The tracking began early. My guide Augustine led me and two other visitors into forest that was substantially denser than anything I’d walked before — not impenetrable, but close, the undergrowth forcing you sideways and the bamboo sections requiring a kind of controlled stumble. We’d been walking perhaps ninety minutes when the trackers ahead stopped and held up a fist. I heard it before I saw it: a low rumbling sound, somewhere between a growl and a deep exhalation, that I felt more in my chest than my ears. Then the vegetation to the left moved.

What came out of the forest was enormous. The silverback settled in a small clearing perhaps eight metres from where we stood and began feeding on bamboo shoots with a concentration that was total. His hands — if that’s the word, and it is the word — moved with a precision at odds with his size. He stripped each shoot from its casing with what I can only describe as patience. I was told afterwards that he was aware of us the entire time, that gorillas always know where humans are in their vicinity. He simply chose not to be interested. That distinction felt important somehow.

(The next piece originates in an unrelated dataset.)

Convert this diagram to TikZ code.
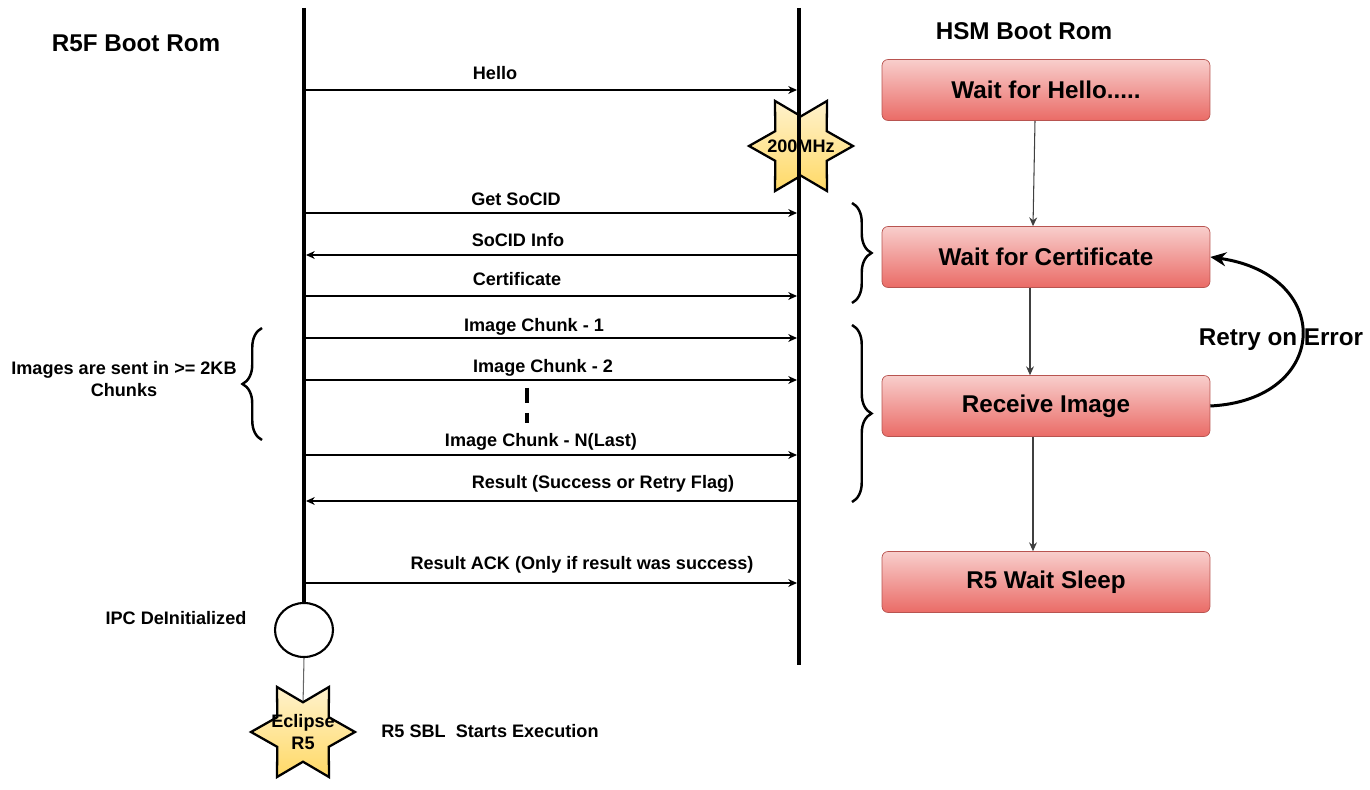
\documentclass[tikz,border=0pt]{standalone}
\usepackage{fontspec}
\setmainfont{Liberation Sans}
\usetikzlibrary{arrows.meta,shapes.geometric,decorations.pathreplacing}
\definecolor{boxtop}{HTML}{F8CECC}
\definecolor{boxbot}{HTML}{EA6B66}
\definecolor{boxline}{HTML}{B85450}
\definecolor{startop}{HTML}{FFF2CC}
\definecolor{starbot}{HTML}{FFD966}

\begin{document}
\begin{tikzpicture}[x=0.02cm,y=-0.02cm,
  small/.style={font=\fontsize{10.3}{13}\selectfont\bfseries},
  big/.style={font=\fontsize{13.8}{16}\selectfont\bfseries},
  life/.style={line width=2.2pt},
  msg/.style={line width=0.6pt,-{Stealth[length=5pt,width=4.5pt]}},
  state/.style={big,draw=boxline,top color=boxtop,bottom color=boxbot,rounded corners=0.12cm,
    minimum width=6.56cm,minimum height=1.22cm},
  starburst/.style={star,star points=6,star point ratio=1.75,shape border rotate=30,draw,
    line width=1.3pt,top color=startop,bottom color=starbot,minimum size=2.08cm,inner sep=0pt},
  flow/.style={draw=black!75,line width=0.6pt,-{Stealth[length=5pt,width=4.5pt]}},
  brc/.style={decorate,decoration={brace,amplitude=0.39cm},line width=1.4pt}]
      \useasboundingbox (0,0) rectangle (1370,790);
      \node[big] at (136,43) {R5F Boot Rom};
      \node[big] at (1024,31) {HSM Boot Rom};
      % HSM side
      \node[state] (hello) at (1046,90) {Wait for Hello.....};
      \node[state] (cert) at (1046,257) {Wait for Certificate};
      \node[state] (recv) at (1046,406) {Receive Image};
      \node[state] (sleep) at (1046,582) {R5 Wait Sleep};
      \draw[flow] ([xshift=-0.22cm]hello.south) -- ([xshift=-0.26cm]cert.north);
      \draw[flow] ([xshift=-0.32cm]cert.south) -- ([xshift=-0.32cm]recv.north);
      \draw[flow] ([xshift=-0.26cm]recv.south) -- ([xshift=-0.26cm]sleep.north);
      \draw[line width=1.7pt,-{Stealth[length=9pt,width=8pt]}] (recv.east) .. controls (1330,400) and (1335,275) .. (cert.east);
      \node[big] at (1281,340) {Retry on Error};
      % lifelines
      \node[starburst] (clk) at (801,146) {};
      \node[draw,ellipse,line width=1.2pt,minimum width=1.16cm,minimum height=1.08cm] (ipc) at (304,630) {};
      \coordinate (r5top) at (304,8);
      \coordinate (hsmtop) at (799,8);
      \coordinate (hsmbot) at (799,665);
      \draw[life] (r5top) -- (ipc.north);
      \draw[life] (hsmtop) -- (hsmbot);
      \node[small] at (clk) {200MHz};
      \draw[black!60,line width=0.6pt] (ipc.south) -- (303,705) coordinate (ecltop);
      \node[starburst] (ecl) at (303,732) {};
      \node[small,align=center] at (ecl) {Eclipse\\R5};
      % messages
      \foreach \y/\n in {90/hi,213/gs,296/ce,338/ca,380/cb,455/cn,583/ack}{
      \coordinate (\n a) at (306,\y); \coordinate (\n b) at (797,\y);
      \draw[msg] (\n a) -- (\n b); }
      \foreach \y/\n in {255/si,501/rs}{
      \coordinate (\n a) at (306,\y); \coordinate (\n b) at (797,\y);
      \draw[msg] (\n b) -- (\n a); }
      \foreach \x/\y/\t in {495/73/Hello, 516/199/Get SoCID, 518/240/SoCID Info, 517/279/Certificate,
        534/327/Image Chunk - 1, 543/368/Image Chunk - 2, 541/442/{Image Chunk - N(Last)},
        603/484/{Result (Success or Retry Flag)}, 582/565/{Result ACK (Only if result was success)}}{
       \node[small] at (\x,\y) {\t}; }
      \draw[line width=2.2pt,dash pattern=on 0.3cm off 0.2cm] (527,388) -- (527,423);
      % braces
      \draw[brc] (262,440) -- (262,328);
      \draw[brc] (852,203) -- (852,303);
      \draw[brc] (852,325) -- (852,502);
      \node[small,align=center] at (124,379) {Images are sent in >= 2KB\\Chunks};
      \node[small] at (176,618) {IPC DeInitialized};
      \node[small] at (490,731) {R5 SBL\ \ Starts Execution};
\end{tikzpicture}
\end{document}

A massive eastern lowland gorilla emerging from bamboo in Kahuzi-Biéga, his huge form backlit by filtered highland light, eyes steady

The forest itself demanded attention alongside the gorillas. Kahuzi-Biéga’s highland zone contains one of the last intact Afromontane forests in Central Africa — a community of plants found nowhere else at this altitude, and a diversity of birdlife that made my amateur attempts at identification immediately embarrassing. Red-chested sunbirds, African green broadbills, Grauer’s rush warblers moving through the bamboo. The primatologist’s trail markers gave way, eventually, to the thicker forest where the trackers worked by sound, by broken vegetation, by knowledge accumulated over decades of days like this one.

The conservation situation here is complicated and I’d be dishonest if I didn’t say so. The population of Grauer’s gorillas has declined by nearly 80 percent since the 1990s due to illegal mining, bushmeat hunting, and conflict displacement. The rangers who work here — who have also lost colleagues — are protecting something that remains genuinely endangered. The gorilla permit fee goes directly toward that protection, and for once, the price feels proportionate to what it’s buying.

When to go: June through August and December through January are the driest months and most comfortable for trekking. The park is accessible year-round but the highland forest becomes significantly more difficult during the long rains (March–May) — trails turn to mud and the bamboo sections require serious navigation. Permits must be arranged through the ICCN or a registered operator in Bukavu, ideally a day or two in advance.